Floresa.co – Juru bicara KPK Febri Diansyah mengatakan, KPK tak akan segan memberikan hukuman berat bagi kepala daerah yang terlibat korupsi. Hukuman itu dapat berbentuk apapun, termasuk pencabutan hak politik dalam jangka waktu tertentu.
“Kalau masih saja melakukan korupsi tentu dengan ancaman semaksimal mungkin kita akan mempertimbangkan hal tersebut,” ujar Febri Diansyah seperti dilansir Kumparan.com, Jumat 9 Maret 2018.

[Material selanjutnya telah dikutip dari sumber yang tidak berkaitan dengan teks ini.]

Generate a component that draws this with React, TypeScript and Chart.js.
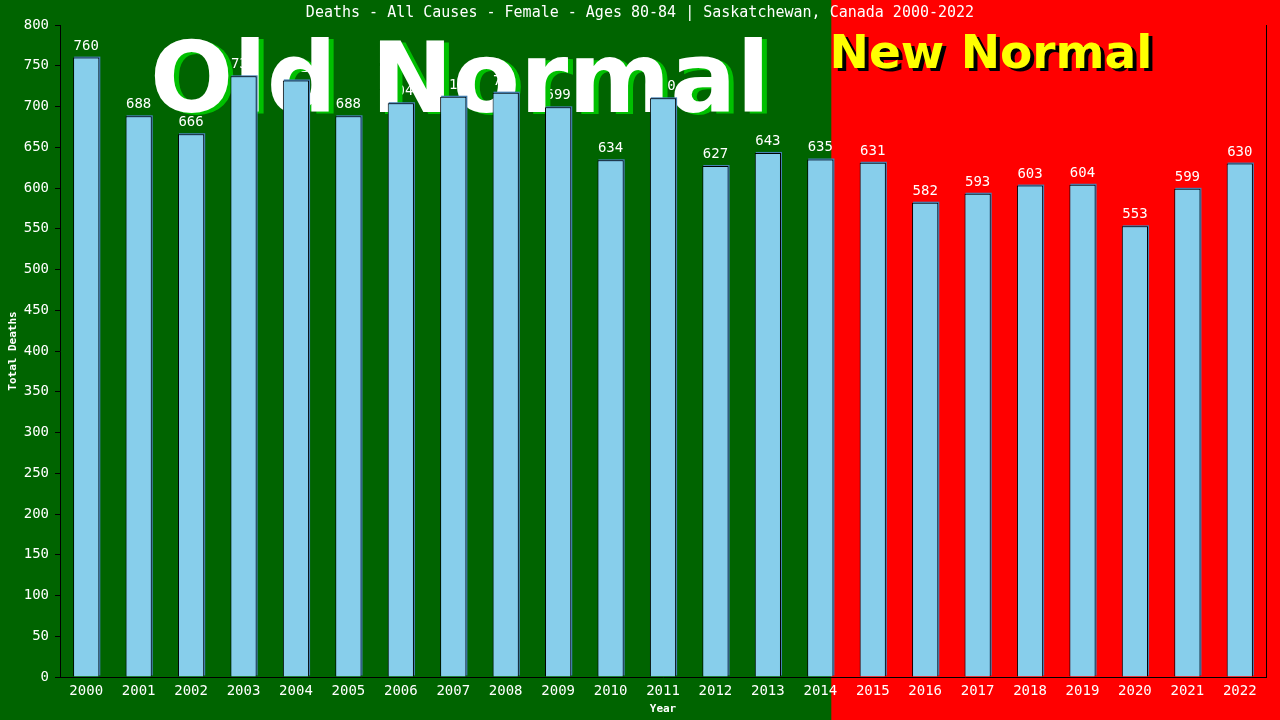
import React, { useEffect, useRef } from "react";
import { Chart, registerables } from "chart.js";

Chart.register(...registerables);

const years = [
  "2000", "2001", "2002", "2003", "2004", "2005", "2006", "2007", "2008", "2009", "2010", "2011",
  "2012", "2013", "2014", "2015", "2016", "2017", "2018", "2019", "2020", "2021", "2022",
];
const deaths = [
  760, 688, 666, 737, 732, 688, 704, 712, 717, 699, 634, 710, 627, 643, 635, 631, 582, 593, 603, 604, 553, 599, 630,
];
const yMax = 800;
const yStep = 50;
const chartTitle = "Deaths - All Causes - Female - Ages 80-84 | Saskatchewan, Canada 2000-2022";
const xTitle = "Year";
const yTitle = "Total Deaths";
const oldLabel = "Old Normal";
const newLabel = "New Normal";
const lastOldIndex = 14;

const MONO = "'DejaVu Sans Mono', monospace";
const SANS = "'DejaVu Sans', Verdana, sans-serif";
const GREEN = "#006400";
const RED = "#ff0000";

const decorPlugin = {
  id: "decor",
  beforeDraw(chart: any) {
    const { ctx, width, height } = chart;
    const x = chart.scales.x;
    const p0 = x.getPixelForValue(lastOldIndex);
    const p1 = x.getPixelForValue(lastOldIndex + 1);
    const split = p0 + (p1 - p0) * 0.21;
    ctx.save();
    ctx.fillStyle = GREEN;
    ctx.fillRect(0, 0, width, height);
    ctx.fillStyle = RED;
    ctx.fillRect(split, 0, width - split, height);
    ctx.fillStyle = "#fff";
    ctx.font = `15px ${MONO}`;
    ctx.textAlign = "center";
    ctx.textBaseline = "middle";
    ctx.fillText(chartTitle, width / 2, 13);
    ctx.restore();
  },
  beforeDatasetsDraw(chart: any) {
    const { ctx } = chart;
    const meta = chart.getDatasetMeta(0);
    ctx.save();
    // value labels
    ctx.fillStyle = "#fff";
    ctx.font = `14px ${MONO}`;
    ctx.textAlign = "center";
    ctx.textBaseline = "alphabetic";
    meta.data.forEach((el: any, i: number) => {
      ctx.fillText(String(deaths[i]), el.x, el.y - 8);
    });
    // Old Normal
    ctx.textAlign = "center";
    let size = 100;
    ctx.font = `bold ${size}px ${SANS}`;
    size = size * (620 / ctx.measureText(oldLabel).width);
    ctx.font = `bold ${size}px ${SANS}`;
    ctx.fillStyle = "#00c000";
    ctx.fillText(oldLabel, 460 + 5, 112 + 2);
    ctx.fillStyle = "#ffffff";
    ctx.fillText(oldLabel, 460, 112);
    // New Normal
    let s2 = 50;
    ctx.font = `bold ${s2}px ${SANS}`;
    s2 = s2 * (323 / ctx.measureText(newLabel).width);
    ctx.font = `bold ${s2}px ${SANS}`;
    ctx.fillStyle = "#000";
    ctx.fillText(newLabel, 991 + 4, 68 + 3);
    ctx.fillStyle = "#ffff00";
    ctx.fillText(newLabel, 991, 68);
    // bar shadows
    ctx.fillStyle = "#4682b4";
    meta.data.forEach((el: any) => {
      const w = el.width;
      ctx.fillRect(el.x - w / 2 + 1, el.y - 1, w, el.base - el.y);
    });
    ctx.restore();
  },
  afterDraw(chart: any) {
    const { ctx, chartArea } = chart;
    ctx.save();
    ctx.strokeStyle = "#000";
    ctx.lineWidth = 1;
    ctx.beginPath();
    ctx.moveTo(Math.round(chartArea.right) + 0.5, chartArea.top);
    ctx.lineTo(Math.round(chartArea.right) + 0.5, chartArea.bottom);
    ctx.stroke();
    ctx.fillStyle = "#fff";
    ctx.font = `bold 11px ${MONO}`;
    ctx.textAlign = "center";
    ctx.textBaseline = "middle";
    ctx.fillText(xTitle, (chartArea.left + chartArea.right) / 2, 709);
    ctx.translate(13, (chartArea.top + chartArea.bottom) / 2);
    ctx.rotate(-Math.PI / 2);
    ctx.fillText(yTitle, 0, 0);
    ctx.restore();
  },
};

export default function App() {
  const ref = useRef<HTMLCanvasElement | null>(null);
  useEffect(() => {
    document.body.style.margin = "0";
    const canvas = ref.current!;
    const chart = new Chart(canvas, {
      type: "bar",
      data: {
        labels: years,
        datasets: [
          {
            data: deaths,
            backgroundColor: "#87ceeb",
            borderColor: "#000",
            borderWidth: 1,
            barPercentage: 0.5,
            categoryPercentage: 1,
          },
        ],
      },
      options: {
        responsive: false,
        animation: false,
        devicePixelRatio: 1,
        layout: { padding: { left: 0, right: 14, top: 25, bottom: 0 } },
        plugins: { legend: { display: false }, tooltip: { enabled: false }, title: { display: false } },
        scales: {
          x: {
            grid: { display: false, drawTicks: false },
            border: { display: true, color: "#000", width: 1 },
            ticks: {
              color: "#fff",
              font: { family: MONO, size: 14 },
              padding: 6,
              maxRotation: 0,
              autoSkip: false,
            },
            afterFit(s: any) {
              s.height = 43;
            },
          },
          y: {
            min: 0,
            max: yMax,
            ticks: { stepSize: yStep, color: "#fff", font: { family: MONO, size: 14 }, padding: 6 },
            grid: { drawOnChartArea: false, drawTicks: true, tickLength: 5, color: "#000" },
            border: { display: true, color: "#000", width: 1 },
            afterFit(s: any) {
              s.width = 60;
            },
          },
        },
      },
      plugins: [decorPlugin],
    });
    return () => chart.destroy();
  }, []);
  return (
    <div style={{ position: "absolute", left: 0, top: 0, width: 1280, height: 720 }}>
      <canvas ref={ref} width={1280} height={720} />
    </div>
  );
}
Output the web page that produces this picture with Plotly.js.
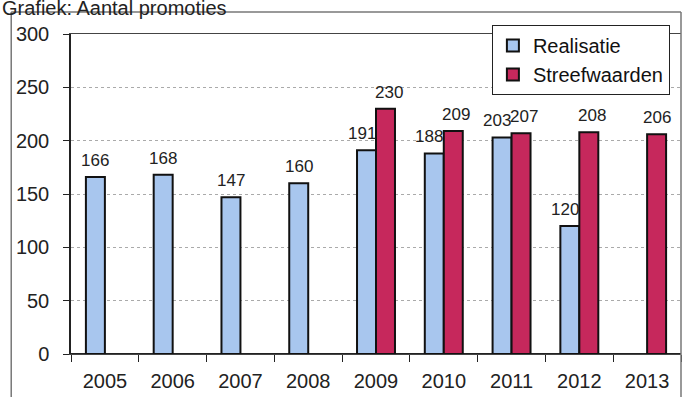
<!DOCTYPE html>
<html><head><meta charset="utf-8">
<script src="https://cdn.plot.ly/plotly-3.0.1.min.js"></script>
<style>body{margin:0;background:#fff}#c{width:684px;height:397px}</style>
</head><body><div id="c"></div>
<script>
const years = ['2005','2006','2007','2008','2009','2010','2011','2012','2013'];
const realisatie = [166,168,147,160,191,188,203,120,null];
const streefwaarden = [null,null,null,null,230,209,207,208,206];
const yTicks = [0,50,100,150,200,250,300];

const font = 'Liberation Sans, Arial, sans-serif';

const traces = [
  {type:'bar', name:'Realisatie', x:years, y:realisatie,
   marker:{color:'#a8c6ee', line:{color:'#111', width:2}}},
  {type:'bar', name:'Streefwaarden', x:years, y:streefwaarden,
   marker:{color:'#c6285c', line:{color:'#111', width:2}}}
];

// value labels above bars, built from the data arrays (x = category index);
// when both bars of a year carry a label, push the two labels apart a little
const labelAnn = [];
[[realisatie,streefwaarden,-9.5,-5],[streefwaarden,realisatie,9.5,3]].forEach(([vals,other,dx,extra]) => {
  vals.forEach((v,i) => {
    if (v == null) return;
    const shift = dx + (other[i] != null ? extra : 0);
    labelAnn.push({x:i, y:v, xref:'x', yref:'y', text:String(v), showarrow:false,
      xanchor:'center', yanchor:'bottom', xshift:shift, yshift:5,
      font:{family:font, size:17, color:'#222'}});
  });
});

const layout = {
  width:684, height:397,
  margin:{l:71, r:3, t:34, b:43},
  paper_bgcolor:'#fff', plot_bgcolor:'#fff',
  font:{family:font, color:'#222'},
  barmode:'group', bargap:0.44, bargroupgap:0,
  showlegend:true,
  legend:{x:0.69, y:1.028, xanchor:'left', yanchor:'top',
    bgcolor:'#fff', bordercolor:'#222', borderwidth:1,
    font:{family:font, size:20, color:'#111'}, tracegroupgap:2, itemwidth:30},
  xaxis:{type:'category', range:[-0.5,8.5], showline:true, mirror:true, linecolor:'#444', linewidth:1.2,
    ticks:'outside', tickson:'boundaries',
    ticklen:7, tickcolor:'#222', ticklabelstandoff:9,
    tickfont:{family:font,size:20,color:'#222'},
    showgrid:false},
  yaxis:{range:[0,300], tickvals:yTicks, ticks:'outside', ticklen:6, tickcolor:'#222',
    showline:true, linecolor:'#222', linewidth:1.5, ticklabelstandoff:10,
    tickfont:{family:font,size:20,color:'#222'},
    showgrid:true, gridcolor:'#aaa', griddash:'dot', gridwidth:1,
    zeroline:true, zerolinecolor:'#222', zerolinewidth:1.5},
  shapes:[
    {type:'line', xref:'paper', yref:'paper', x0:-0.098, x1:-0.098, y0:-0.2, y1:1.069, line:{color:'#777',width:1.5}},
    {type:'line', xref:'paper', yref:'paper', x0:-0.098, x1:1.0, y0:1.069, y1:1.069, line:{color:'#777',width:1.5}},
    {type:'line', xref:'paper', yref:'paper', x0:1.0, x1:1.0, y0:-0.2, y1:1.069, line:{color:'#777',width:1.5}}
  ],
  annotations:[
    {text:'Grafiek: Aantal promoties', xref:'paper', yref:'paper', x:-0.117, y:1.08,
     xanchor:'left', yanchor:'middle', showarrow:false,
     font:{family:font,size:20,color:'#222'}}
  ].concat(labelAnn)
};
Plotly.newPlot('c', traces, layout, {displayModeBar:false});
</script></body></html>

Febri menuturkan, untuk mengantisipasi hal serupa, KPK telah berkoordinasi dengan Kementerian Dalam Negeri. Koordinasi itu, lanjut Febri, hanya untuk memastikan bahwa proses penegakan hukum dapat berjalan.
Febri pun meminta sejumlah pihak di luar KPK, untuk turut memberantas tindak pidana korupsi. Sebab, kata Febri, kewajiban memberantas korupsi tidak hanya menjadi tanggung jawab KPK.
“Kita sudah bertemu dengan Mendagri, kalaupun ada bersinggungan dengan proses Pilkada itu tetap harus dipisahkan dalam koridor clear, koridor hukumnya clear,” kata Febri.
Salah satu kepala daerah yang tengah diproses karena melakukan korupsi ialah Gubernur Sulawesi Tenggara nonaktif, Nur Alam. Politisi PAN itu dituntut 18 tahun penjara. KPK meyakini Nur Alam merugikan negara Rp 4.325.130.590.137 atau Rp 1.593.604.454.137.
Di kasusnya, Nur Alam diduga menyetujui izin usaha pertambangan (IUP) untuk PT Anugerah Harisma Barakah (AHB). Perbuatannya telah merusak lingkungan dua kabupaten di Sulawesi Tenggara, Buton dan Bombana. Selain tuntutan pidana kurungan dan uang pengganti, hak politik Nur Alam juga dicabut selama lima tahun.
Sementara itu, kepala daerah lain yang kini masih ditahan KPK ialah Marianus Sae, mantan Bupati Ngada yang juga calon gubernur Nusa Tenggara Timur (NTT) yang diusung PDIP dan PKB.
Marianus terjaring operasi tangkap tangan KPK pada pertengahan Februari 2018 lalu. Dia diduga menerima suap dan berjanji memberika proyek kepada salah satu pengusaha di daerahnya, Wilhelmus Ulumbu.